NumPy Intersect1d

numpy
Published

April 10, 2024

Understanding NumPy intersect1d

The intersect1d function, as its name suggests, computes the intersection of two arrays. It returns a new array containing only the elements that are present in both input arrays. Importantly, the output array is sorted and contains only unique elements. This ensures efficiency and avoids redundancy.

The basic syntax is straightforward:

import numpy as np

array1 = np.array([1, 2, 3, 4, 5])
array2 = np.array([3, 5, 6, 7, 8])

intersection = np.intersect1d(array1, array2)
print(intersection)  # Output: [3 5]

In this example, intersect1d correctly identifies 3 and 5 as the only elements shared by array1 and array2.

Handling Different Array Types and Dimensions

intersect1d is flexible and can handle various array types, including integers, floats, and strings. However, it’s crucial to ensure both input arrays are one-dimensional. If you have multi-dimensional arrays, you’ll need to flatten them before applying intersect1d.

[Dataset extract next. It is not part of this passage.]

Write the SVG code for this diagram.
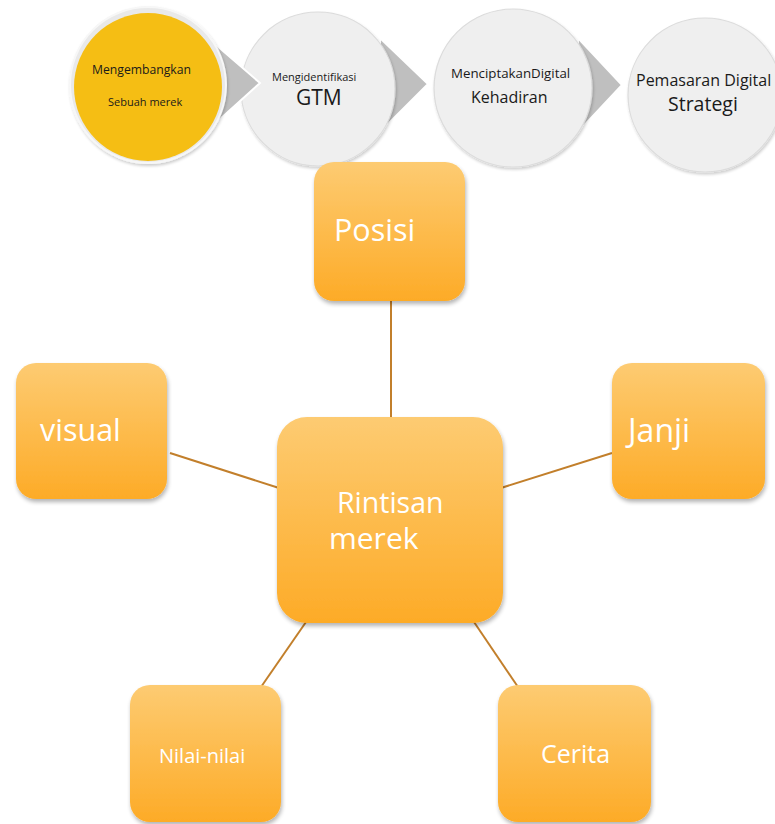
<svg xmlns="http://www.w3.org/2000/svg" width="775" height="824" viewBox="0 0 775 824">
<defs>
<linearGradient id="og" x1="0" y1="0" x2="0" y2="1">
<stop offset="0" stop-color="#fdcb72"/>
<stop offset="1" stop-color="#fdab27"/>
</linearGradient>
<filter id="sh" x="-20%" y="-20%" width="140%" height="140%">
<feGaussianBlur in="SourceAlpha" stdDeviation="2"/>
<feOffset dx="1" dy="3"/>
<feComponentTransfer><feFuncA type="linear" slope="0.3"/></feComponentTransfer>
<feMerge><feMergeNode/><feMergeNode in="SourceGraphic"/></feMerge>
</filter>
<filter id="csh" x="-20%" y="-20%" width="140%" height="140%">
<feGaussianBlur in="SourceAlpha" stdDeviation="1.5"/>
<feOffset dx="1" dy="2"/>
<feComponentTransfer><feFuncA type="linear" slope="0.2"/></feComponentTransfer>
<feMerge><feMergeNode/><feMergeNode in="SourceGraphic"/></feMerge>
</filter>
</defs>
<style>
.box{fill:url(#og);filter:url(#sh)}
.circ{fill:#efefef;stroke:#dcdcdc;stroke-width:1.2;filter:url(#csh)}
.tri{fill:#bfbfbf;stroke:#ffffff;stroke-width:2}
.lbl{font-family:"Open Sans","Noto Sans","DejaVu Sans",sans-serif;fill:#ffffff}
.dk{font-family:"Open Sans","Noto Sans","DejaVu Sans",sans-serif;fill:#1a1a1a}
.con{stroke:#c27f2b;stroke-width:2;fill:none}
</style>
<rect width="775" height="824" fill="#ffffff"/>

<g id="connectors">
<line class="con" x1="391" y1="300" x2="391" y2="418"/>
<line class="con" x1="170" y1="453" x2="279" y2="488"/>
<line class="con" x1="501" y1="488" x2="612" y2="453"/>
<line class="con" x1="261" y1="687" x2="306" y2="622"/>
<line class="con" x1="474" y1="622" x2="518" y2="687"/>
</g>

<g id="step4">
<circle class="circ" cx="705" cy="95" r="77"/>
<text class="dk" x="636" y="86" font-size="16">Pemasaran Digital</text>
<text class="dk" x="668" y="111" font-size="19.5">Strategi</text>
</g>
<g id="arrow3"><polygon class="tri" points="578,38 622,85 578,132"/></g>
<g id="step3">
<circle class="circ" cx="513" cy="88" r="79"/>
<text class="dk" x="451" y="78" font-size="13.3">MenciptakanDigital</text>
<text class="dk" x="471" y="103" font-size="16">Kehadiran</text>
</g>
<g id="arrow2"><polygon class="tri" points="380,38 428,84 380,132"/></g>
<g id="step2">
<circle class="circ" cx="318" cy="89" r="77"/>
<text class="dk" x="272" y="81" font-size="11">Mengidentifikasi</text>
<text class="dk" x="296" y="105" font-size="21">GTM</text>
</g>
<g id="arrow1"><polygon class="tri" points="208,38 260,83 208,130"/></g>
<g id="step1">
<circle cx="148" cy="85" r="78" fill="#e9e9e9" stroke="#f7f7f7" stroke-width="2" filter="url(#csh)"/>
<circle cx="148" cy="87" r="74" fill="#f5be14"/>
<text class="dk" x="92" y="74" font-size="12.2">Mengembangkan</text>
<text class="dk" x="108" y="106" font-size="11">Sebuah merek</text>
</g>

<g id="posisi">
<rect class="box" x="314" y="162" width="151" height="139" rx="20"/>
<text class="lbl" x="334" y="241" font-size="30.5">Posisi</text>
</g>
<g id="center">
<rect class="box" x="277" y="417" width="226" height="206" rx="30"/>
<text class="lbl" x="337" y="513" font-size="28.5">Rintisan</text>
<text class="lbl" x="329" y="549" font-size="30">merek</text>
</g>
<g id="visual">
<rect class="box" x="16" y="363" width="151" height="136" rx="20"/>
<text class="lbl" x="40" y="441" font-size="30.5">visual</text>
</g>
<g id="janji">
<rect class="box" x="612" y="363" width="153" height="136" rx="20"/>
<text class="lbl" x="628" y="442" font-size="32">Janji</text>
</g>
<g id="nilai">
<rect class="box" x="130" y="685" width="151" height="137" rx="20"/>
<text class="lbl" x="159" y="763" font-size="20">Nilai-nilai</text>
</g>
<g id="cerita">
<rect class="box" x="498" y="685" width="153" height="137" rx="20"/>
<text class="lbl" x="541" y="763" font-size="25">Cerita</text>
</g>
</svg>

array3 = np.array([[1, 2], [3, 4]])
array4 = np.array([3, 4, 5])

intersection = np.intersect1d(array3.flatten(), array4)
print(intersection) # Output: [3 4]

array5 = np.array(['apple', 'banana', 'cherry'])
array6 = np.array(['banana', 'date', 'cherry'])

intersection = np.intersect1d(array5, array6)
print(intersection) # Output: ['banana' 'cherry']

Beyond the Basics: intersect1d with assume_unique

For significantly large arrays where you’re certain the input arrays contain only unique elements, the assume_unique parameter can offer a performance boost. Setting assume_unique=True skips the internal uniqueness check, leading to faster execution. However, use this cautiously; incorrect usage with non-unique arrays can yield unexpected results.

array7 = np.array([1, 2, 3, 4, 5])
array8 = np.array([3, 5, 6, 7, 8])

intersection = np.intersect1d(array7, array8, assume_unique=True)
print(intersection) # Output: [3 5]

Comparing intersect1d with set operations

While Python’s built-in set operations can also find intersections, intersect1d often provides better performance, especially with numerical arrays. Let’s compare:

import time

large_array1 = np.random.randint(0, 10000, 100000)
large_array2 = np.random.randint(0, 10000, 100000)

start_time = time.time()
numpy_intersection = np.intersect1d(large_array1, large_array2)
end_time = time.time()
print(f"NumPy intersect1d time: {end_time - start_time:.4f} seconds")


start_time = time.time()
set_intersection = list(set(large_array1) & set(large_array2))
end_time = time.time()
print(f"Set intersection time: {end_time - start_time:.4f} seconds")

This code snippet demonstrates a time comparison for both methods on large arrays. You’ll typically find that intersect1d is considerably faster.

Handling Return Value

The intersect1d function returns a NumPy array containing the intersection. Remember to store this return value in a variable for later use within your program. This is crucial for integrating the results of the intersection into larger workflows.